--- BEGIN GIVEN INFORMATION ---
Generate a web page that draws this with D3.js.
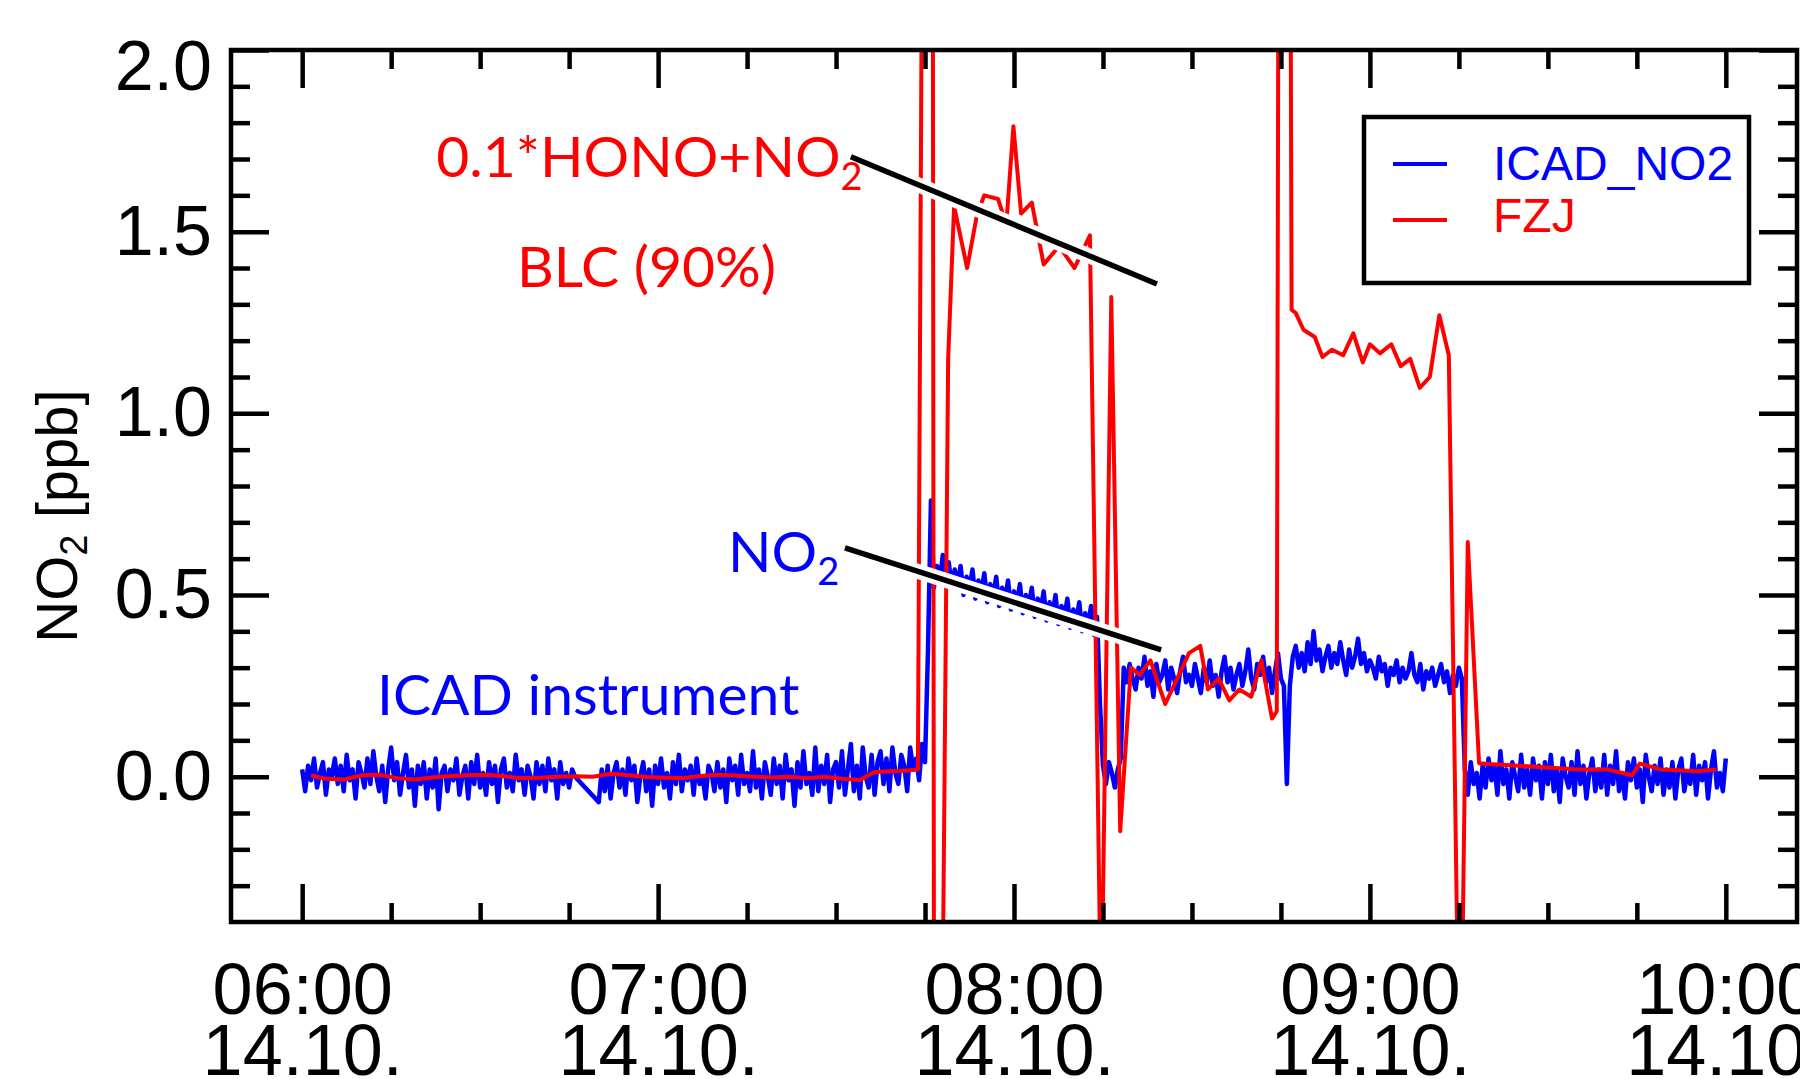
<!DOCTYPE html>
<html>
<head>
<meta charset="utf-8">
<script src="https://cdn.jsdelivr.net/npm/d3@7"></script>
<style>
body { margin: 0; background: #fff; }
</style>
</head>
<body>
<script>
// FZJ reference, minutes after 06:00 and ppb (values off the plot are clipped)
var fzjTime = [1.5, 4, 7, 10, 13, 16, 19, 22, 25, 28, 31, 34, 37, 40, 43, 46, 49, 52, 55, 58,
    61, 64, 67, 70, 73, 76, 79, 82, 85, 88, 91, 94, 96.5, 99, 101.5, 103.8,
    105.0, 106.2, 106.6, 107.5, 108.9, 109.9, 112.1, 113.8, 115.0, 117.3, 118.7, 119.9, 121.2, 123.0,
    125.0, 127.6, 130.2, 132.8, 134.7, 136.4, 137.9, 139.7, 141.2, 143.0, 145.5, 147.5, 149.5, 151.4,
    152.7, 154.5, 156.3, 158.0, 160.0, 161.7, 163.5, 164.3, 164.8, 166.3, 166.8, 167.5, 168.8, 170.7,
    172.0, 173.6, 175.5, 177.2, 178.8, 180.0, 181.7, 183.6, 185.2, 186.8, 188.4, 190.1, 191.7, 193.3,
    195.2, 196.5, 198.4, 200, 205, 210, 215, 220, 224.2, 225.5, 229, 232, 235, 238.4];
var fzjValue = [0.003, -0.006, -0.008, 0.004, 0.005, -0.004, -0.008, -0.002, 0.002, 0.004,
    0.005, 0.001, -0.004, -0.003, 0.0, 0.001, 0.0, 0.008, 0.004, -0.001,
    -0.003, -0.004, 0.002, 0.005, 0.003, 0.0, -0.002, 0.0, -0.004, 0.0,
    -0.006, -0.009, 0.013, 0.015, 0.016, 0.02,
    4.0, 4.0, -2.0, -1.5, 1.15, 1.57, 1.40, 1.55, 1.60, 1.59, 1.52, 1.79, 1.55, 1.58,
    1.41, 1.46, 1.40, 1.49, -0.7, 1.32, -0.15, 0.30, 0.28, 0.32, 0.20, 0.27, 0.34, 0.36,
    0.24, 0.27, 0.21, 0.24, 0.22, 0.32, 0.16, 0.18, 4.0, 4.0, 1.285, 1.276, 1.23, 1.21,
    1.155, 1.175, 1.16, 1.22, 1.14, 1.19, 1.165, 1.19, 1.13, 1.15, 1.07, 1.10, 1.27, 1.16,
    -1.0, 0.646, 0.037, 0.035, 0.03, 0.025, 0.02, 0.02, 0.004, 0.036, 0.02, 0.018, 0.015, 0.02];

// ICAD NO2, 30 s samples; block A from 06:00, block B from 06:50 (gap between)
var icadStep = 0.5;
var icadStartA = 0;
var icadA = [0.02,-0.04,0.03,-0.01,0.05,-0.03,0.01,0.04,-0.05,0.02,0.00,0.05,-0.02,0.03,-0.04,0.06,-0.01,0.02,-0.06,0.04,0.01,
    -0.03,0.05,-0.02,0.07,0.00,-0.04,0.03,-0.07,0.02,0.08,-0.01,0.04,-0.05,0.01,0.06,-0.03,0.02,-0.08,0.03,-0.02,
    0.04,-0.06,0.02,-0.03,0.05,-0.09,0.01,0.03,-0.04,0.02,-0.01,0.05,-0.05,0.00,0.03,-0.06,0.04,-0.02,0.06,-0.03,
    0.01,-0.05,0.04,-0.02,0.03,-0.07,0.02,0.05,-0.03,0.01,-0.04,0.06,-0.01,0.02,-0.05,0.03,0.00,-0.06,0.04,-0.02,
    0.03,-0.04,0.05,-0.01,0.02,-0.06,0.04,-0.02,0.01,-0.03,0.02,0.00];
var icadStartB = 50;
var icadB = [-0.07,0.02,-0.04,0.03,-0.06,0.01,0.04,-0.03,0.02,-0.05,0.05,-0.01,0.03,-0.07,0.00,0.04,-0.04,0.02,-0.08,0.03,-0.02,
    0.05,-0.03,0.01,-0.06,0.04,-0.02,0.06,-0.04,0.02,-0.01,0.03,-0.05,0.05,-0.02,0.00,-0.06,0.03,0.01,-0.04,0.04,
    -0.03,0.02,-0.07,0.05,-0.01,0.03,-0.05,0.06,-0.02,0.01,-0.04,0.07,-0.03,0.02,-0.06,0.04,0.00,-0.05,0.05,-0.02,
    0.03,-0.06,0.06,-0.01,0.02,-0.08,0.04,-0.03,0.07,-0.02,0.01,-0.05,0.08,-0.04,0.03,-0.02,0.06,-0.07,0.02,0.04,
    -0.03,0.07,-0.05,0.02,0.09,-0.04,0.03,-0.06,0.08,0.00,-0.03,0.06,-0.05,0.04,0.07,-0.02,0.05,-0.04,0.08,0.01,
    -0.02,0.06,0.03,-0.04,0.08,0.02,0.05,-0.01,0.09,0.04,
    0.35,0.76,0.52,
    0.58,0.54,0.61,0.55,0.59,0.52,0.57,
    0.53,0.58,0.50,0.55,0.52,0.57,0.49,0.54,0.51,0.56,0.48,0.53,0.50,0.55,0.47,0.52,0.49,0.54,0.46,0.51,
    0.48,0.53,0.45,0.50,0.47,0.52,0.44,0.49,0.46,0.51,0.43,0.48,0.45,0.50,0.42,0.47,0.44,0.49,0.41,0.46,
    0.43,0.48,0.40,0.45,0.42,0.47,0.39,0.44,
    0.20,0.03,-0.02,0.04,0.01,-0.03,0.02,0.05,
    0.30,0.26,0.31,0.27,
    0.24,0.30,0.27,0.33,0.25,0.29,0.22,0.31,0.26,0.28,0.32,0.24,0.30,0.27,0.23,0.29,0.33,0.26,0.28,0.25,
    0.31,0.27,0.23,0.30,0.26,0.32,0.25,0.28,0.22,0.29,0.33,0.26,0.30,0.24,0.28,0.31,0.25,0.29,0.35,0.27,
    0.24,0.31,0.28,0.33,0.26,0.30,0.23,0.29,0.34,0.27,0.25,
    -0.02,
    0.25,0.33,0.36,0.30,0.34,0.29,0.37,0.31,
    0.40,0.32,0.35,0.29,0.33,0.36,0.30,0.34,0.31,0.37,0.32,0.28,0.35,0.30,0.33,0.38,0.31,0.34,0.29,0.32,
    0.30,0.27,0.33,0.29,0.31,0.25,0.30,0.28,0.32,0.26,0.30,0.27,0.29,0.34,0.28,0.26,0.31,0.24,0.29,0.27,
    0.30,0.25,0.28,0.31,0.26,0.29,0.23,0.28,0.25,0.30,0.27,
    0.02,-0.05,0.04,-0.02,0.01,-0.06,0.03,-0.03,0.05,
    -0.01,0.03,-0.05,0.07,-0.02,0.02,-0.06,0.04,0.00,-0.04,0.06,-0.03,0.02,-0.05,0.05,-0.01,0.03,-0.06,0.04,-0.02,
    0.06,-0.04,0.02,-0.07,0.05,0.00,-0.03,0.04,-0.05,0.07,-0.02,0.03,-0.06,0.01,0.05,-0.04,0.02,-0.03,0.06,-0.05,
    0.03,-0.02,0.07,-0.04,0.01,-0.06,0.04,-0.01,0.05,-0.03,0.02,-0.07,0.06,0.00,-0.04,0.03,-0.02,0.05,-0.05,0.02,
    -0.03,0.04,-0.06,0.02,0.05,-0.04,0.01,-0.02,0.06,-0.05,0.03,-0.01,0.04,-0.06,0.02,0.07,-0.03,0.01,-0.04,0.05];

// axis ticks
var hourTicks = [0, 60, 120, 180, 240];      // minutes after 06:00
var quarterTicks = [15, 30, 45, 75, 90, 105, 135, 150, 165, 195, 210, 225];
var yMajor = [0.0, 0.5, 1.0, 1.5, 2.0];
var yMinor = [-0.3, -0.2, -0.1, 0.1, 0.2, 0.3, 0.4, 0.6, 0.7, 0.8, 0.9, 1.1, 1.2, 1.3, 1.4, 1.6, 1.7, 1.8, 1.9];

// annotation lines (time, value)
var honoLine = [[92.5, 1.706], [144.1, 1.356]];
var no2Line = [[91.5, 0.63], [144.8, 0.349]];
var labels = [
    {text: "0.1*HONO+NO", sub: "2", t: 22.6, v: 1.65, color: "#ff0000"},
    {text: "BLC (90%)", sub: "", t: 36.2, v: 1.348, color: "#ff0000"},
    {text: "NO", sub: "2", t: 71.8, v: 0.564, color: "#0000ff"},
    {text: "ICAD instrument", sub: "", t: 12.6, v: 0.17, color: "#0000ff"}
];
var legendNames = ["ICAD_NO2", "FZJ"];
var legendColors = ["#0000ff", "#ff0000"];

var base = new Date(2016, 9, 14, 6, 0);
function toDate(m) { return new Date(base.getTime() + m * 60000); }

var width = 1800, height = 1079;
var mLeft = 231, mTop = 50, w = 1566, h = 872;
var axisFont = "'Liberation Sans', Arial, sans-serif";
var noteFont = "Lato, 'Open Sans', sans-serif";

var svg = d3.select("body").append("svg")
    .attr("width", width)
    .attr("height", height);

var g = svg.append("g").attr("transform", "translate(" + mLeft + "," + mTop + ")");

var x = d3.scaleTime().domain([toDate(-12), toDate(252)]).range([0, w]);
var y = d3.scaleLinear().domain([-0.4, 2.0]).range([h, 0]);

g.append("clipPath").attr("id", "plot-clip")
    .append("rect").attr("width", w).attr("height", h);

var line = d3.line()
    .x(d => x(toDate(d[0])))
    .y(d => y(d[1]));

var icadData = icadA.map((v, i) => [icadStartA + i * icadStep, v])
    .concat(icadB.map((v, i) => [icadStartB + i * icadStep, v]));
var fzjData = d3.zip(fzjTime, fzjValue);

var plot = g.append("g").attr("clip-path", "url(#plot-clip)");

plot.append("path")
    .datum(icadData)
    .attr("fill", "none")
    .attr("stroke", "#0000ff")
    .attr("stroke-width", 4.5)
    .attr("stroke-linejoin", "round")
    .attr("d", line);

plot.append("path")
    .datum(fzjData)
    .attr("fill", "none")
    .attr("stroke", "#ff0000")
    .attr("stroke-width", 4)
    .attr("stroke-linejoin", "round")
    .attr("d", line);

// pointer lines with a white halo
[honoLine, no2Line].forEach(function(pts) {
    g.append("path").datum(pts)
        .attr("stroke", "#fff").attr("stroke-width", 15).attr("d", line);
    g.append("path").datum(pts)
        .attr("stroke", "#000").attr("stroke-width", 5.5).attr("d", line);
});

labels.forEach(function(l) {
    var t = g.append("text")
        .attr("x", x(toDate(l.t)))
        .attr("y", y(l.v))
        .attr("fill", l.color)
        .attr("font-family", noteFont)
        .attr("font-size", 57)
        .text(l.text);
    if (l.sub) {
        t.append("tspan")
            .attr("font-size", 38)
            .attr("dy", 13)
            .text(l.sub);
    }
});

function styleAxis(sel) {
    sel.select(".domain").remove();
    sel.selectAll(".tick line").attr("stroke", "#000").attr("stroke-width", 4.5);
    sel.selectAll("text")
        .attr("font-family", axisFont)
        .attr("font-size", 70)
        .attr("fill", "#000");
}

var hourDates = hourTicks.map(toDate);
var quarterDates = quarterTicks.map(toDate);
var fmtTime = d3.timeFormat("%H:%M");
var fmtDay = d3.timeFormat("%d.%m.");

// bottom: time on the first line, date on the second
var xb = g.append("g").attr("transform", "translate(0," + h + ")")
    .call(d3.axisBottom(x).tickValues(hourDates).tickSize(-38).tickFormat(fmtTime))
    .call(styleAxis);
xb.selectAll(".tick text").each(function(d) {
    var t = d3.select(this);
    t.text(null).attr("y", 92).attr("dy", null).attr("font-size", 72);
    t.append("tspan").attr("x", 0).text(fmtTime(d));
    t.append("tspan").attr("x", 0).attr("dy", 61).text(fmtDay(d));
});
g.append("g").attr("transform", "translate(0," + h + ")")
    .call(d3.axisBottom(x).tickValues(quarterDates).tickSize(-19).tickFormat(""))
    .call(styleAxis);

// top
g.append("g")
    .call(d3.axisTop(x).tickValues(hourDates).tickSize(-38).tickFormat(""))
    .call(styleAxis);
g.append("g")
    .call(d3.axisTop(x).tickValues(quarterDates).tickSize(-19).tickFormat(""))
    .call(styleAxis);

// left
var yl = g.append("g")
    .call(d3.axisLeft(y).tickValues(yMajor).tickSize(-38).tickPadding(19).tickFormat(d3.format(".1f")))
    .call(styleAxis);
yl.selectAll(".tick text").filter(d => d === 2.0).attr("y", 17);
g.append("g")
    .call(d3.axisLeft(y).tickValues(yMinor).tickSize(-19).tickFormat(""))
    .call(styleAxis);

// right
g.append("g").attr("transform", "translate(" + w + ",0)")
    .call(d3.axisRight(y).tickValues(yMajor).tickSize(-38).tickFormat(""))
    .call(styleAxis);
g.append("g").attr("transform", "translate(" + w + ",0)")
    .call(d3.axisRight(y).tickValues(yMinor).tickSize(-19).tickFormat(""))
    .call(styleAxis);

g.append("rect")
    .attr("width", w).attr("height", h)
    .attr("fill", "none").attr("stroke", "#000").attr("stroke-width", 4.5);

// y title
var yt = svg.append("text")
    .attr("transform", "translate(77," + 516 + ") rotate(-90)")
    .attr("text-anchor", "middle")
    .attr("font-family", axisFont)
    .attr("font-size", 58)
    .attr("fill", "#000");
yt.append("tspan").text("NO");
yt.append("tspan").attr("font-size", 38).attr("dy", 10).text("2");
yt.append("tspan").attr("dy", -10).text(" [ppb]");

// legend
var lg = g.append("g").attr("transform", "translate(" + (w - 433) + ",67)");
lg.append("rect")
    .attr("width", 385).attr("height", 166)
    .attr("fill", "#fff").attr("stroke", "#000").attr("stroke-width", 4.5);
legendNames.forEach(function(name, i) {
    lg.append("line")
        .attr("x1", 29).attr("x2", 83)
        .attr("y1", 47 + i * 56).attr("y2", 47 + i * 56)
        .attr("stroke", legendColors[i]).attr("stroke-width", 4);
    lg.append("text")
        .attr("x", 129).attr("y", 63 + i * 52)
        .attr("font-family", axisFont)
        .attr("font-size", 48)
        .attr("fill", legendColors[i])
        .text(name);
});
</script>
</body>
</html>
--- END GIVEN INFORMATION ---
Begin at the first line of the material and copy each line exactly through the one containing "0.018, 0.015, 0.02];". Omit pictures.

Generate a web page that draws this with D3.js.
<!DOCTYPE html>
<html>
<head>
<meta charset="utf-8">
<script src="https://cdn.jsdelivr.net/npm/d3@7"></script>
<style>
body { margin: 0; background: #fff; }
</style>
</head>
<body>
<script>
// FZJ reference, minutes after 06:00 and ppb (values off the plot are clipped)
var fzjTime = [1.5, 4, 7, 10, 13, 16, 19, 22, 25, 28, 31, 34, 37, 40, 43, 46, 49, 52, 55, 58,
    61, 64, 67, 70, 73, 76, 79, 82, 85, 88, 91, 94, 96.5, 99, 101.5, 103.8,
    105.0, 106.2, 106.6, 107.5, 108.9, 109.9, 112.1, 113.8, 115.0, 117.3, 118.7, 119.9, 121.2, 123.0,
    125.0, 127.6, 130.2, 132.8, 134.7, 136.4, 137.9, 139.7, 141.2, 143.0, 145.5, 147.5, 149.5, 151.4,
    152.7, 154.5, 156.3, 158.0, 160.0, 161.7, 163.5, 164.3, 164.8, 166.3, 166.8, 167.5, 168.8, 170.7,
    172.0, 173.6, 175.5, 177.2, 178.8, 180.0, 181.7, 183.6, 185.2, 186.8, 188.4, 190.1, 191.7, 193.3,
    195.2, 196.5, 198.4, 200, 205, 210, 215, 220, 224.2, 225.5, 229, 232, 235, 238.4];
var fzjValue = [0.003, -0.006, -0.008, 0.004, 0.005, -0.004, -0.008, -0.002, 0.002, 0.004,
    0.005, 0.001, -0.004, -0.003, 0.0, 0.001, 0.0, 0.008, 0.004, -0.001,
    -0.003, -0.004, 0.002, 0.005, 0.003, 0.0, -0.002, 0.0, -0.004, 0.0,
    -0.006, -0.009, 0.013, 0.015, 0.016, 0.02,
    4.0, 4.0, -2.0, -1.5, 1.15, 1.57, 1.40, 1.55, 1.60, 1.59, 1.52, 1.79, 1.55, 1.58,
    1.41, 1.46, 1.40, 1.49, -0.7, 1.32, -0.15, 0.30, 0.28, 0.32, 0.20, 0.27, 0.34, 0.36,
    0.24, 0.27, 0.21, 0.24, 0.22, 0.32, 0.16, 0.18, 4.0, 4.0, 1.285, 1.276, 1.23, 1.21,
    1.155, 1.175, 1.16, 1.22, 1.14, 1.19, 1.165, 1.19, 1.13, 1.15, 1.07, 1.10, 1.27, 1.16,
    -1.0, 0.646, 0.037, 0.035, 0.03, 0.025, 0.02, 0.02, 0.004, 0.036, 0.02, 0.018, 0.015, 0.02];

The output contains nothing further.